Traci Kelle wipes a tear as she hugs her son Clay Moore, 13, while standing with Clay's stepfather Steve Kelle at a press conference in Bradenton, Fla Tuesday Feb. 27, 2007. Clay was abducted last week and escaped. He hid a safety pin from a torn jacket sleeve in his mouth and used it to free his duct-taped wrists and get away from a gunman who abducted him last week.
Authorities say they have arrested the man they believe abducted 13-year-old Clay Moore from a bus stop in Florida last month and left him tied up in the woods.

According to Manatee County Sheriff Charlie Wells, the arrest of Vicente Ignacio Beltran-Moreno, 22, followed several days of negotiations in which he ultimately agreed to voluntarily return from his native Mexico to face charges in the U.S.

Beltran-Moreno was arrested in Texas on Wednesday morning at the U.S.-Mexico border and extradition proceedings are under way to get him back to Florida.

"We pretty much told him we weren't going to give up," sheriff's Maj. Connie Shingledecker said, adding that they convinced him he would be better off in a U.S. prison close to his girlfriend and two children than incarcerated in Mexico.

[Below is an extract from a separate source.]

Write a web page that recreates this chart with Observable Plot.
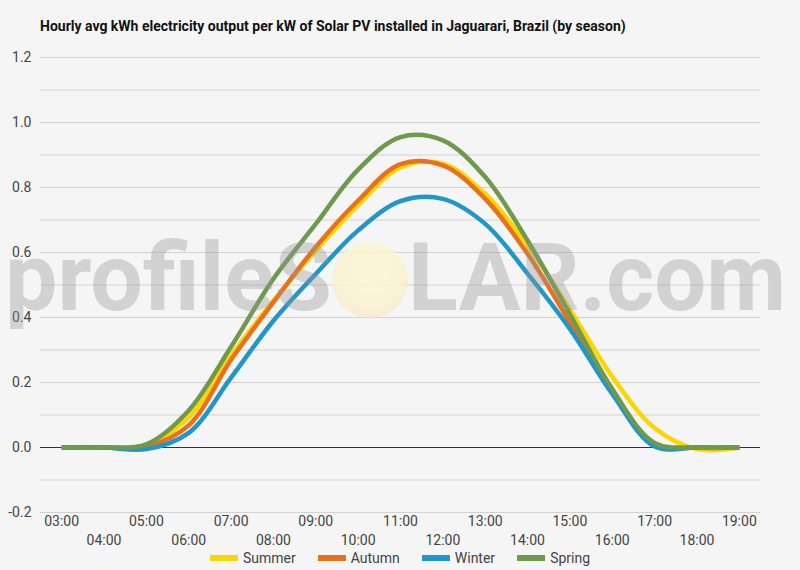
<!DOCTYPE html>
<html>
<head>
<meta charset="utf-8">
<script src="https://cdn.jsdelivr.net/npm/d3@7"></script>
<script src="https://cdn.jsdelivr.net/npm/@observablehq/plot@0.6"></script>
<style>
  html, body { margin: 0; padding: 0; }
  body { width: 800px; height: 570px; background: #f5f5f5; font-family: Roboto, sans-serif; position: relative; overflow: hidden; }
  #title { position: absolute; left: 40px; top: 18px; font-weight: bold; font-size: 14px; color: #111; white-space: nowrap; }
  #chart { position: absolute; left: 0; top: 0; }
  #legend { position: absolute; left: 0; top: 550px; width: 800px; display: flex; justify-content: center; font-size: 14px; color: #444; }
  .item { display: flex; align-items: center; margin: 0 11px; }
  .sw { width: 28px; height: 6px; margin-right: 5px; }
  #wm { position: absolute; left: 0; top: 0; pointer-events: none; }
</style>
</head>
<body>
<div id="title">Hourly avg kWh electricity output per kW of Solar PV installed in Jaguarari, Brazil (by season)</div>
<div id="chart"></div>
<div id="legend"></div>
<svg id="wm" width="800" height="570">
  <defs>
    <radialGradient id="sun" cx="50%" cy="40%" r="62%">
      <stop offset="0%" stop-color="#fbf8d4" stop-opacity="0.85"/>
      <stop offset="70%" stop-color="#faf3cc" stop-opacity="0.8"/>
      <stop offset="100%" stop-color="#f9e6cc" stop-opacity="0.75"/>
    </radialGradient>
  </defs>
  <g font-family="Roboto, sans-serif" font-size="95" font-weight="700" fill="rgba(150,150,150,0.36)">
    <text x="5" y="310" textLength="327" lengthAdjust="spacingAndGlyphs">profileS</text>
    <text x="408" y="310" textLength="378" lengthAdjust="spacingAndGlyphs">LAR.com</text>
  </g>
  <ellipse cx="370" cy="280" rx="38" ry="38" fill="url(#sun)"/>
</svg>
<script>
const hours = [3,4,5,6,7,8,9,10,11,12,13,14,15,16,17,18,19];
const seasons = ["Summer","Autumn","Winter","Spring"];
const colors = ["#fdd500","#e8711d","#2196c9","#6d9a4d"];
const summer = [0,0,0.008,0.093,0.283,0.452,0.606,0.745,0.862,0.873,0.780,0.622,0.425,0.218,0.060,-0.005,0];
const autumn = [0,0,0.003,0.068,0.270,0.447,0.617,0.760,0.872,0.868,0.765,0.596,0.385,0.172,0.006,0,0];
const winter = [0,0,-0.005,0.045,0.215,0.390,0.534,0.668,0.758,0.765,0.688,0.535,0.365,0.165,0.003,0,0];
const spring = [0,0,0.010,0.114,0.310,0.519,0.688,0.855,0.955,0.945,0.832,0.637,0.410,0.180,0.014,0,0];
const yTicks = [-0.2,0,0.2,0.4,0.6,0.8,1.0,1.2];
const yGrid = [-0.2,-0.1,0,0.1,0.2,0.3,0.4,0.5,0.6,0.7,0.8,0.9,1.0,1.1,1.2];
const xTop = [3,5,7,9,11,13,15,17,19];
const xBottom = [4,6,8,10,12,14,16,18];

const series = [summer, autumn, winter, spring];
const data = seasons.flatMap((s, i) => hours.map((h, j) => ({hour: h, value: series[i][j], season: s})));
const fmtH = h => String(h).padStart(2, "0") + ":00";

const chart = Plot.plot({
  width: 800,
  height: 548,
  marginTop: 57,
  marginBottom: 36,
  marginLeft: 40,
  marginRight: 40,
  style: {background: "transparent", fontFamily: "Roboto, sans-serif", fontSize: "14px", color: "#444"},
  x: {domain: [2.5, 19.5]},
  y: {domain: [-0.2, 1.2]},
  color: {domain: seasons, range: colors},
  marks: [
    Plot.gridY(yGrid, {stroke: "#d2d2d2", strokeOpacity: 1}),
    Plot.axisY(yTicks, {tickSize: 0, tickPadding: 9, tickFormat: d => d.toFixed(1), label: null, fontSize: 14}),
    Plot.axisX(xTop, {tickSize: 0, tickPadding: 4, tickFormat: fmtH, label: null, fontSize: 14}),
    Plot.axisX(xBottom, {tickSize: 0, tickPadding: 23, tickFormat: fmtH, label: null, fontSize: 14}),
    Plot.ruleY([0], {stroke: "#333", strokeWidth: 1.2}),
    Plot.line(data, {x: "hour", y: "value", z: "season", stroke: "season", strokeWidth: 4.5, curve: "catmull-rom", strokeLinecap: "butt"})
  ]
});
document.getElementById("chart").appendChild(chart);

const legend = document.getElementById("legend");
seasons.forEach((s, i) => {
  const it = document.createElement("div");
  it.className = "item";
  it.innerHTML = `<span class="sw" style="background:${colors[i]}"></span><span>${s}</span>`;
  legend.appendChild(it);
});
</script>
</body>
</html>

Moore was grabbed Feb. 25 while waiting at his school bus stop in Parrish, Fla. The gunman drove off with him in a red pickup truck, then left him tied up in the woods about 20 miles away.

Investigators believe that Beltran-Moreno kidnapped the boy to hold him for ransom, reports CBS Tampa affiliate WTSP. But after he was left alone, Moore was able to free himself and get help.

A safety pin from the torn jacket's sleeve, and the 13-year-old's composure in frightening conditions, enabled Moore to free himself.

Moore put the pin in his mouth, picked away at the tape and walked away hours after he was taken. He found a farm worker in a field and called his stepfather, Steve Kelle, from the man's phone, "as calm as if he was calling from a friend's house," Kelle said.

Clay's mother, Traci Kelle, recalled getting the call notifying her that he had been snatched. Witnesses said he was standing closest to where the abductor stopped his pickup truck.

"I can't put into words how absolutely horrifying it was when we received the news," she said. "But I have to say when I got this phone call (that he was safe), it was the best thing that ever happened in my life."

Beltran-Moreno became a suspect after investigators took an artist's sketch to a migrant worker camp east of Bradenton.